For the summer, I’m starting my own Virtual Assistant for various reasons, such as personalized commands, integration with hardware modules and custom external hardware, and online access to smart home devices. I’m developing on windows but a more complete product would be put on a Raspberry Pi 3 b+. I already have most of the libraries, structure, functions, and data sets planned out already in psudo code.
1, What STT and TTS API should I use? I know some of them from Google and Microsoft are great, but they’re not free. I need a free STT and TTS that works seamlessly in code.
2, Should I use Python or Kotlin/Java? Which one has the most support with raspberry pi/external modules? I’m proficient in both, and ides are no problem. The other thing is, if I decide to connect it to my phone (or even put the entire app on my phone), do both parties have to be in Kotlin/java or can the desktop version be in python and the phone version be in Kotlin/java?
If there is anything else that you can tell me before I jump head first into this project I am more than happy to be informed. I also know that Google assistant, siri, cortana, and alexa exist, but I want the complete control of what I can do with the assistant. Plus it would be a fun project to do and good for a resume. Once it gets very far into development I might even put it on github and make it open source.
Python has excellent support on the Raspberry Pi because it is pushed by the Raspberry Pi foundation. In addition the JVM is very RAM hungry which could be a problem on the rpi, not sure. Both languages will work, it’s up to you really
Python is officially supported and has a huge ecosystem on the pi
The JVM may be too RAM hungry for the Pi. Do a small test first
Java makes large programs easier to maintain due to static typing
Java will make it easier to port the thing to Android if you want to do so in the future
Pick your poison.
If you are feeling very adventurous take a look at GraalVM. It allows you to combine java and python in the same project and is even supposed to use less RAM. The project is very new and highly experimental though.

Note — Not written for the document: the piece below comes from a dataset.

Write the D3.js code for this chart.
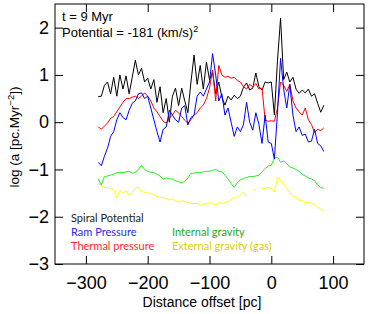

When I last looked into open source TTS systems festival sounded best. This was years ago though, better ones may exist by now.
The other thing is, if I decide to connect it to my phone (or even put the entire app on my phone), do both parties have to be in Kotlin/java or can the desktop version be in python and the phone version be in Kotlin/java?
You’ll have to decide on a protocol to use for communication between the phone and PC. Stay away from language specific mechanisms like python’s pickle and Java’s RPC and you’re fine.
This sounds a lot like what the Mycroft project already does. Up to, and including the RPi 3! You are likely to get better results from your assistant by contributing there. That said, you could learn a lot by writing your own assistant and hone your own skills. I’ll answer the next questions as if the Mycroft werent a thing.
I work in EdTech, and this has been a dream item for us in our software for a long time. Unfortunately, we haven’t found any truly free products that give consistently good results. That said, CMU Sphinx Seems to have the best results. Not accurate enough for my work, but probably ok here?
Optimize for developer comfort here. Remember, the steps to making good code are:
Make it work
Make it correct
Make it fast
If you feel the most comfortable in Python, then by all means go there! Nobody said the whole thing has to be in one language, either!
I suppose I could write the base program in java, then write a bunch of the littler functions connecting any external libraries/devices in python. Is that what they are going for here?
All I need for it to do is record my voice and translate that into a String or something that can be converted into a string. Would this be good enough?